Bob’s Weekend Paper Wrap Up – 31st August
By Bob Mabena
The biggest story of the past weekend is not the Gupta plane, It’s not the Mandela kid either – nor is it Lucky Montana’s Love train. Pardon me Ms Roberts but it aint in Bonang’s bedroom either. Athletics and The Apartheid Bok squad doesn’t do it either, Mosibodi.
Let me tell you about an ailing dragon and a juvenile elephant. In this case; the elephant being Africa and the ailing dragon; China. In a story in the business section of the Sunday Times, written by Asha Specman, I am made to understand South Africa’s potential. Lets start with the prefix on China’s way forward and admit that the dragon has to refocus its energy on domestic growth. Thats already happening anyway and the opportunity here lies in South Africa leveraging its competitive advantage on the African continent over not only other African states but the whole world. South Africa’s exports of advanced manufacturing products such as machinery and motor vehicles was valued at more than R190 Billion or 44% of manufactured exports two years ago.
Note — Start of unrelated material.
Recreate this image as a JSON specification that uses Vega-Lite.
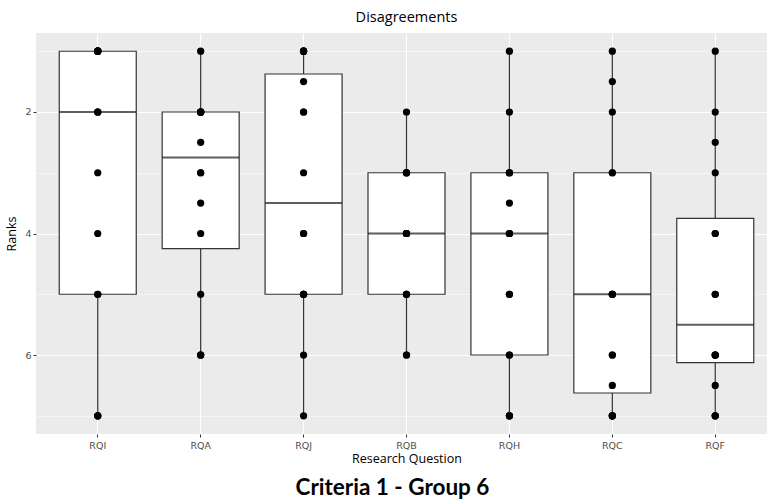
{
  "$schema": "https://vega.github.io/schema/vega-lite/v6.json",
  "width": 731,
  "height": 401,
  "padding": {"left": 5, "top": 9, "right": 0, "bottom": 0},
  "background": "white",
  "config": {
    "view": {"fill": "#EBEBEB", "stroke": null},
    "font": "Open Sans"
  },
  "title": {
    "text": "Criteria 1 - Group 6",
    "orient": "bottom",
    "anchor": "middle",
    "font": "Lato",
    "fontSize": 22.5,
    "fontWeight": "bold",
    "color": "black",
    "offset": 12,
    "dx": -9
  },
  "data": {
    "values": [
      {"rq": "RQI", "rank": 1}, {"rq": "RQI", "rank": 1}, {"rq": "RQI", "rank": 1}, {"rq": "RQI", "rank": 1},
      {"rq": "RQI", "rank": 1}, {"rq": "RQI", "rank": 1}, {"rq": "RQI", "rank": 2}, {"rq": "RQI", "rank": 2},
      {"rq": "RQI", "rank": 2}, {"rq": "RQI", "rank": 3}, {"rq": "RQI", "rank": 4}, {"rq": "RQI", "rank": 5},
      {"rq": "RQI", "rank": 5}, {"rq": "RQI", "rank": 7}, {"rq": "RQI", "rank": 7}, {"rq": "RQI", "rank": 7},
      {"rq": "RQA", "rank": 1}, {"rq": "RQA", "rank": 2}, {"rq": "RQA", "rank": 2}, {"rq": "RQA", "rank": 2},
      {"rq": "RQA", "rank": 2}, {"rq": "RQA", "rank": 2}, {"rq": "RQA", "rank": 2}, {"rq": "RQA", "rank": 2.5},
      {"rq": "RQA", "rank": 3}, {"rq": "RQA", "rank": 3}, {"rq": "RQA", "rank": 3.5}, {"rq": "RQA", "rank": 4},
      {"rq": "RQA", "rank": 5}, {"rq": "RQA", "rank": 6}, {"rq": "RQA", "rank": 6}, {"rq": "RQA", "rank": 6},
      {"rq": "RQJ", "rank": 1}, {"rq": "RQJ", "rank": 1}, {"rq": "RQJ", "rank": 1}, {"rq": "RQJ", "rank": 1},
      {"rq": "RQJ", "rank": 1.5}, {"rq": "RQJ", "rank": 2}, {"rq": "RQJ", "rank": 2}, {"rq": "RQJ", "rank": 3},
      {"rq": "RQJ", "rank": 4}, {"rq": "RQJ", "rank": 4}, {"rq": "RQJ", "rank": 5}, {"rq": "RQJ", "rank": 5},
      {"rq": "RQJ", "rank": 5}, {"rq": "RQJ", "rank": 5}, {"rq": "RQJ", "rank": 6}, {"rq": "RQJ", "rank": 7},
      {"rq": "RQB", "rank": 2}, {"rq": "RQB", "rank": 3}, {"rq": "RQB", "rank": 3}, {"rq": "RQB", "rank": 3},
      {"rq": "RQB", "rank": 3}, {"rq": "RQB", "rank": 4}, {"rq": "RQB", "rank": 4}, {"rq": "RQB", "rank": 4},
      {"rq": "RQB", "rank": 4}, {"rq": "RQB", "rank": 4}, {"rq": "RQB", "rank": 4}, {"rq": "RQB", "rank": 5},
      {"rq": "RQB", "rank": 5}, {"rq": "RQB", "rank": 5}, {"rq": "RQB", "rank": 6}, {"rq": "RQB", "rank": 6},
      {"rq": "RQH", "rank": 1}, {"rq": "RQH", "rank": 2}, {"rq": "RQH", "rank": 3}, {"rq": "RQH", "rank": 3},
      {"rq": "RQH", "rank": 3}, {"rq": "RQH", "rank": 3.5}, {"rq": "RQH", "rank": 4}, {"rq": "RQH", "rank": 4},
      {"rq": "RQH", "rank": 4}, {"rq": "RQH", "rank": 5}, {"rq": "RQH", "rank": 5}, {"rq": "RQH", "rank": 6},
      {"rq": "RQH", "rank": 6}, {"rq": "RQH", "rank": 7}, {"rq": "RQH", "rank": 7}, {"rq": "RQH", "rank": 7},
      {"rq": "RQC", "rank": 1}, {"rq": "RQC", "rank": 1.5}, {"rq": "RQC", "rank": 2}, {"rq": "RQC", "rank": 3},
      {"rq": "RQC", "rank": 3}, {"rq": "RQC", "rank": 5}, {"rq": "RQC", "rank": 5}, {"rq": "RQC", "rank": 5},
      {"rq": "RQC", "rank": 5}, {"rq": "RQC", "rank": 6}, {"rq": "RQC", "rank": 6}, {"rq": "RQC", "rank": 6.5},
      {"rq": "RQC", "rank": 7}, {"rq": "RQC", "rank": 7}, {"rq": "RQC", "rank": 7}, {"rq": "RQC", "rank": 7},
      {"rq": "RQF", "rank": 1}, {"rq": "RQF", "rank": 2}, {"rq": "RQF", "rank": 2.5}, {"rq": "RQF", "rank": 3},
      {"rq": "RQF", "rank": 4}, {"rq": "RQF", "rank": 4}, {"rq": "RQF", "rank": 5}, {"rq": "RQF", "rank": 5},
      {"rq": "RQF", "rank": 6}, {"rq": "RQF", "rank": 6}, {"rq": "RQF", "rank": 6}, {"rq": "RQF", "rank": 6},
      {"rq": "RQF", "rank": 6.5}, {"rq": "RQF", "rank": 7}, {"rq": "RQF", "rank": 7}, {"rq": "RQF", "rank": 7}
    ]
  },
  "encoding": {
    "x": {
      "field": "rq",
      "type": "nominal",
      "scale": {
        "domain": ["RQI", "RQA", "RQJ", "RQB", "RQH", "RQC", "RQF"],
        "range": [0, 741],
        "paddingInner": 0,
        "paddingOuter": 0.1
      }
    },
    "y": {
      "field": "rank",
      "type": "quantitative",
      "title": "Ranks",
      "scale": {"domain": [0.7, 7.3], "reverse": true, "nice": false, "zero": false},
      "axis": {
        "values": [1, 2, 3, 4, 5, 6, 7],
        "labelExpr": "datum.value % 2 == 0 ? datum.label : ''",
        "domain": false,
        "grid": true,
        "gridColor": "white",
        "gridWidth": {"condition": {"test": "datum.value % 2 == 0", "value": 1.1}, "value": 0.5},
        "tickOpacity": {"condition": {"test": "datum.value % 2 == 0", "value": 1}, "value": 0},
        "tickColor": "#333333",
        "tickSize": 3,
        "labelPadding": 2,
        "labelColor": "#4d4d4d",
        "labelFontSize": 9.5,
        "labelFont": "DejaVu Sans",
        "titleFontSize": 12.5,
        "titleFontWeight": "normal",
        "titleColor": "black",
        "titlePadding": 6
      }
    }
  },
  "layer": [
    {
      "mark": {
        "type": "boxplot",
        "extent": "min-max",
        "size": 77,
        "ticks": false,
        "box": {"color": "white", "stroke": "#333333", "strokeWidth": 1.2},
        "median": {"color": "#1a1a1a", "thickness": 2},
        "rule": {"color": "#333333", "strokeWidth": 1.2}
      },
      "encoding": {
        "x": {
          "field": "rq",
          "type": "nominal",
          "title": "Research Question",
          "axis": {
            "orient": "bottom",
            "labelAngle": 0,
            "domain": false,
            "grid": true,
            "gridColor": "white",
            "gridWidth": 1.1,
            "tickColor": "#333333",
            "tickSize": 3,
            "labelPadding": 3,
            "labelColor": "#4d4d4d",
            "labelFontSize": 9.5,
            "labelFont": "DejaVu Sans",
            "titleFontSize": 12.5,
            "titleFontWeight": "normal",
            "titleColor": "black",
            "titlePadding": 3
          }
        }
      }
    },
    {
      "mark": {"type": "circle", "size": 52, "color": "black", "opacity": 1},
      "encoding": {
        "x": {
          "field": "rq",
          "type": "nominal",
          "title": "Disagreements",
          "axis": {
            "orient": "top",
            "labels": false,
            "ticks": false,
            "domain": false,
            "grid": false,
            "titleFontSize": 14.5,
            "titleFontWeight": "normal",
            "titleColor": "black",
            "titlePadding": 9,
            "titleX": 370
          }
        }
      }
    }
  ],
  "resolve": {"axis": {"x": "independent"}}
}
By 2030, that value could triple to more than R700 Billion – Not my numbers, not the Sunday Times’ numbers either, but these numbers came out of a McKinsey report. It is not that South Africa and Africa is a deadbeat and can’t be saved – the challenges lie in the inability of not just government’s devoid of just the will but the Private sector being risk averse. Lets take it a step further and look at the two most viable countries in Africa – Nigeria and South Africa. Both countries import a lot from China.
The question then becomes; are there products and services which these two countries could compete on with China? The sad reality is Nigerians are not likely to buy South African goods when they can buy said items cheaper from China – the opposite applies, by the way. The litmus test for South Africa is our big four banks and Telcos – these guys have made some daring moves into the continent at a rapid pace.
There are also opportunities in agriculture and its worth R145 Billion – again, figures supplied Mckinsey. But sadly, we seem to be actually eroding value and losing market share and traction. South Africa’s growth rate has lagged behind all other developing markets since 2008 and is in stall mode at 1.5% last year. There is a myriad of levers we can pull to arrest the decline and avoid recession and these don’t rest with China or myopically introducing Mandarin in schools. We need to be more brave and to look to the continent.